The quashing of the election of a winning candidate in a poll would not automatically result in declaring the person who got the second highest number of votes as elected, the Delhi high court ruled on Tuesday.
The verdict was delivered on a petition filed by a Congress candidate in Delhi whose election as a councillor was set aside and his rival from the Bharatiya Janata Party was declared elected by the lower court.
Justice S Muralidhar, who pronounced the verdict, held that the consequence of quashing the election of a councillor for not providing all the requisite documents with the nomination paper, would not automatically invite the runner-up for the post and the seat has to be declared vacant.
"A perusal of the provisions (in Delhi Municipal Corporation Act and Representation of People Act) would show that the consequence of the declaration of an election as void does not automatically result in the declaration of the challenger as elected," the court said.
"In a multi-cornered contest like the present one, this obviously is not a simple exercise. There has to be evidence to show that if the elected candidate is out of the fray as on the date of the poll, then the challenger would have obtained majority of the votes," the court said.
The court asked the state Election Commission to immediately declare Ward No 78 of Majnu-Ka-Tila in north Delhi as vacant and directed the councillor, Satish Kumar of the BJP, to forthwith cease to function.
The court passed the order on an appeal filed by Congress candidate Vikas whose election was quashed by the Additional District Judge in 2008 and in his place Satish Kumar was declared as winner.
Challenging the lower court order, advocate Tariq Siddqui, appearing for Vikas, contended the order was bad in law and should be set aside.

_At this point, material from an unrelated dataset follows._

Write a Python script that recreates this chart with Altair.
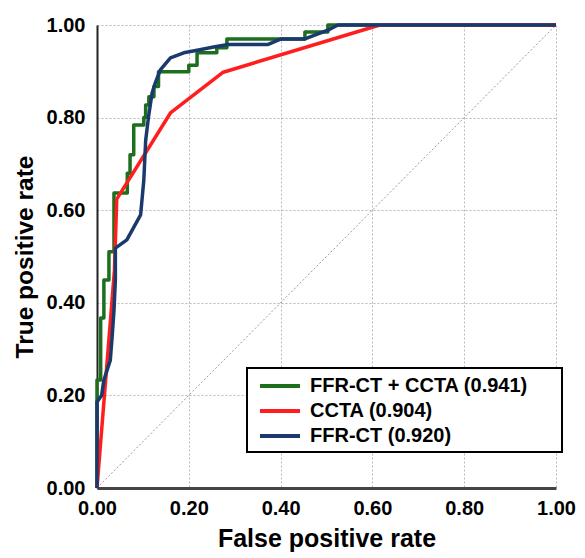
import altair as alt
import pandas as pd

series_names = ["FFR-CT + CCTA (0.941)", "CCTA (0.904)", "FFR-CT (0.920)"]
series_colors = ["#1d6e1d", "#ff1e1e", "#1a3a6e"]

combo_fpr = [0.0, 0.0, 0.008, 0.008, 0.015, 0.015, 0.026, 0.026, 0.037, 0.037, 0.066, 0.066,
             0.072, 0.072, 0.080, 0.080, 0.102, 0.102, 0.106, 0.106, 0.113, 0.113, 0.124, 0.124,
             0.134, 0.134, 0.200, 0.200, 0.218, 0.218, 0.261, 0.261, 0.283, 0.283, 0.453, 0.453,
             0.503, 0.503, 1.0]
combo_tpr = [0.0, 0.233, 0.233, 0.367, 0.367, 0.449, 0.449, 0.510, 0.510, 0.637, 0.637, 0.680,
             0.680, 0.720, 0.720, 0.784, 0.784, 0.800, 0.800, 0.827, 0.827, 0.845, 0.845, 0.867,
             0.867, 0.899, 0.899, 0.913, 0.913, 0.940, 0.940, 0.951, 0.951, 0.970, 0.970, 0.985,
             0.985, 1.0, 1.0]

ccta_fpr = [0.0, 0.038, 0.043, 0.160, 0.275, 0.616, 1.0]
ccta_tpr = [0.0, 0.470, 0.624, 0.810, 0.898, 1.0, 1.0]

ffrct_fpr = [0.0, 0.0, 0.010, 0.015, 0.029, 0.033, 0.037, 0.040, 0.040, 0.065, 0.095, 0.102,
             0.106, 0.112, 0.120, 0.127, 0.138, 0.160, 0.189, 0.221, 0.257, 0.286, 0.373, 0.401,
             0.453, 0.503, 0.525, 1.0]
ffrct_tpr = [0.0, 0.186, 0.200, 0.233, 0.276, 0.327, 0.384, 0.449, 0.518, 0.536, 0.590, 0.665,
             0.750, 0.800, 0.853, 0.875, 0.903, 0.929, 0.940, 0.946, 0.953, 0.958, 0.958, 0.970,
             0.970, 0.989, 1.0, 1.0]

diag_fpr = [0.0, 1.0]
diag_tpr = [0.0, 1.0]

tick_values = [0.0, 0.2, 0.4, 0.6, 0.8, 1.0]

curves = [(series_names[0], combo_fpr, combo_tpr),
          (series_names[1], ccta_fpr, ccta_tpr),
          (series_names[2], ffrct_fpr, ffrct_tpr)]

font = "Liberation Sans"

x_enc = alt.X("fpr:Q", scale=alt.Scale(domain=[0, 1], nice=False),
              axis=alt.Axis(values=tick_values, format=".2f", title="False positive rate"))
y_enc = alt.Y("tpr:Q", scale=alt.Scale(domain=[0, 1], nice=False),
              axis=alt.Axis(values=tick_values, format=".2f", title="True positive rate"))

color_enc = alt.Color("series:N",
                      scale=alt.Scale(domain=series_names, range=series_colors),
                      legend=alt.Legend(title=None, orient="none", legendX=150, legendY=343,
                                        symbolType="M-1,0H3", symbolSize=400,
                                        symbolStrokeWidth=4, labelFontSize=20,
                                        labelFont=font, labelFontWeight="bold",
                                        labelColor="black", labelLimit=0,
                                        labelExpr="datum.label + '\u00a0\u00a0\u00a0\u00a0\u00a0\u200b'",
                                        strokeColor="black", fillColor="white",
                                        padding=6, symbolOffset=5, rowPadding=3,
                                        labelOffset=28))

diag = alt.Chart(pd.DataFrame({"fpr": diag_fpr, "tpr": diag_tpr})).mark_line(
    color="#9a9a9a", strokeWidth=1, strokeDash=[2, 2]).encode(x=x_enc, y=y_enc)

layers = [diag]
for name, fx, fy in curves:
    df = pd.DataFrame({"fpr": fx, "tpr": fy, "series": name, "i": list(range(len(fx)))})
    layers.append(
        alt.Chart(df).mark_line(strokeWidth=3.5, strokeJoin="round").encode(
            x=x_enc, y=y_enc, color=color_enc, order="i:Q")
    )

chart = alt.layer(*layers).properties(
    width=459, height=463,
    autosize=alt.AutoSizeParams(type="none"),
    padding={"left": 89, "top": 17, "right": 21, "bottom": 68},
).configure_view(stroke=None).configure_axis(
    labelFont=font, labelFontWeight="bold", labelFontSize=20, labelColor="black",
    titleFont=font, titleFontWeight="bold", titleColor="black",
    grid=True, gridColor="#b8b8b8", gridDash=[2, 2], gridWidth=1,
    ticks=False, domainColor="#222222", domainWidth=2, labelFlush=False,
).configure_axisX(
    labelPadding=10, titlePadding=8, titleFontSize=25,
    domainColor="#444444", domainWidth=3,
).configure_axisY(
    labelPadding=12, titlePadding=9, titleFontSize=24.5,
).configure_legend(strokeWidth=2)

chart.save("out.html", embed_options={"renderer": "svg", "actions": False})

The high court upheld the declaration of his election as null and void but set aside the order of the ADJ declaring the opponent as the winner from the ward."In a situation like the present one, there is no evidence at all to come to the conclusion that if Vikas had been kept out of the fray through rejection of his nomination paper, a majority of the electors would have voted for Satish. In the absence of any such evidence, it was not possible for the learned ADJ to have concluded that Satish should be declared as the elected candidate," the court said.